Japanese prime minister Yukio Hatoyama said the US is important to Asia’s security and economic expansion, a day after President Barack Obama promised broader engagement with the region leading the world’s recovery.
“The presence of the US has been playing, and will continue to play, an important role in ensuring peace and prosperity in Asia, including Japan,” Hatoyama said in a speech in Singapore today after attending a meeting of Asia- Pacific Economic Cooperation leaders. “This is one of the greatest reasons that Japan continues to regard the Japan-US alliance as the linchpin of Japanese foreign policy.”
Obama said yesterday the US will give greater attention to Asia’s multilateral organisations, such as the Association of Southeast Asian Nations, and wants to be part of the East Asia Summit, an Asean-centered group that includes China and India.
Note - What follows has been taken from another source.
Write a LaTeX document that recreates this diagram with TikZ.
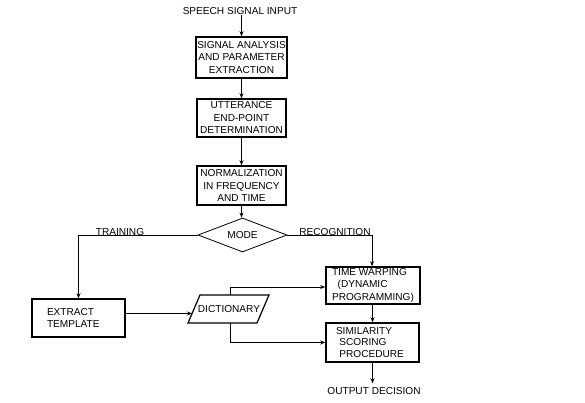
\documentclass[tikz,border=0pt]{standalone}
\usepackage{fontspec}
\setmainfont{Liberation Sans}
\usetikzlibrary{shapes.geometric,arrows.meta}
\tikzset{
  txt/.style={inner sep=0pt, font=\fontsize{10.1}{12.5}\selectfont},
  box/.style={draw, line width=1.6pt, inner sep=0pt, align=center, font=\fontsize{10.1}{12.5}\selectfont},
  arr/.style={line width=0.8pt, -{Stealth[length=5pt,width=4pt]}},
  ln/.style={line width=0.8pt}
}
\begin{document}
\begin{tikzpicture}[x=1pt,y=-1pt]
\useasboundingbox (0,0) rectangle (585,403);
\node[txt] (in) at (240,11) {SPEECH SIGNAL INPUT};
\node[box, minimum width=91pt, minimum height=41pt] (sa) at (241.5,57.5) {SIGNAL ANALYSIS\\AND PARAMETER\\EXTRACTION};
\node[box, minimum width=89pt, minimum height=38pt] (ep) at (241.5,118) {UTTERANCE\\END-POINT\\DETERMINATION};
\node[box, minimum width=89pt, minimum height=39pt] (nf) at (241.5,185.5) {NORMALIZATION\\IN FREQUENCY\\AND TIME};
\node[draw, diamond, line width=0.8pt, shape aspect=2.6, inner sep=0pt, minimum width=89pt, minimum height=34pt, font=\fontsize{10.1}{12.5}\selectfont] (mode) at (242.5,235) {MODE};
\node[box, align=left, text width=63pt, inner xsep=15pt, minimum height=38pt] (ext) at (78.5,318) {EXTRACT\\TEMPLATE};
\node[txt] (dict) at (229,309) {DICTIONARY};
\node[box, align=left, minimum width=94pt, minimum height=37pt] (tw) at (373,285.5) {TIME WARPING\\\ \ (DYNAMIC\\PROGRAMMING)};
\node[box, align=left, text width=73pt, inner xsep=10pt, minimum height=39pt, font=\fontsize{10.1}{11.3}\selectfont] (ssp) at (372.5,342.5) {SIMILARITY\\\ SCORING\\\ PROCEDURE};
\node[txt] (out) at (374,391) {OUTPUT DECISION};
\node[txt] (ltrain) at (120,232.5) {TRAINING};
\node[txt] (lrec) at (335,232.5) {RECOGNITION};
% dictionary parallelogram
\coordinate (dbl) at (188,323);
\coordinate (dtl) at (200,295);
\coordinate (dtr) at (269,295);
\coordinate (dbr) at (257,323);
\draw[line width=1.2pt] (dbl) -- (dtl) -- (dtr) -- (dbr) -- cycle;
\coordinate (dtop) at (230,295);
\coordinate (dbot) at (230,323);
\coordinate (dleft) at (192,313.5);
% connectors
\coordinate (inb) at ([xshift=1.5pt]in.south);
\draw[arr] (inb) -- (inb |- sa.north);
\draw[arr] (sa) -- (ep);
\draw[arr] (ep) -- (nf);
\draw[arr] (nf.south) -- (nf.south |- mode.north);
\draw[arr] (mode.west) -| (ext.north);
\draw[arr] (mode.east) -| ([xshift=-1pt]tw.north);
\draw[arr] ([yshift=4.5pt]ext.east) -- (dleft);
\draw[arr] (dtop) |- ([yshift=-1.5pt]tw.west);
\draw[arr] (dbot) |- (ssp.west);
\draw[arr] ([xshift=-0.5pt]tw.south) -- ([xshift=-0.5pt]tw.south |- ssp.north);
\draw[arr] (ssp.south) -- ([yshift=4pt]ssp.south |- out.north);
\end{tikzpicture}
\end{document}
Hatoyama has pushed for an East Asian Community modelled on the European Union, spurring speculation that the US may be excluded.
“In my initiative, I propose that countries sharing a common vision promote cooperation in various fields,” Hatoyama said. “This would be based on the principle of ‘open regional cooperation.’”
The prime minister didn’t specify which countries he expects to join the forum he proposes, which may eventually include a shared regional currency. He said yesterday he favoured “open regionalism” as an integration model and opposed “exclusionism.”
Free Trade Agreements
Policy makers around the world are seeking to develop free-trade agreements, with a focus on the Asia-Pacific region, as the World Trade Organisation’s Doha Round of talks flounders after eight years of negotiations.
An International Monetary Fund report last month forecast the Asia region will grow 5.75 percent in 2010, compared with 1.25 percent growth for the Group of Seven economies.
Hatoyama said the East Asia forum he’s proposed would develop “a multilayered network of functional communities,” such as in trade, investment, finance and education. There may be “an opportunity for us to discuss possible political cooperation in the future,” he added.
Japan has economic partnership agreements with 10 countries and one region, including with Asean members, according to Hatoyama.
‘Fully Open Up’
“Still, these agreements are insufficient to fully open up Japan,” he said.
Japan will accelerate talks on economic partnership agreements with South Korea, India and Australia and will also “actively participate” in discussions for Apec’s Free Trade Area of the Asia-Pacific region and the Comprehensive Economic Partnership in East Asia that includes Asean’s 10 members and six regional countries including China, Japan, South Korea, India, Australia and New Zealand, Hatoyama said.
On Japan’s relations with Asia, Hatoyama said his country caused “tremendous damage and suffering to the people of many countries, particularly to the people of Asian nations during wartime more than sixty years ago.”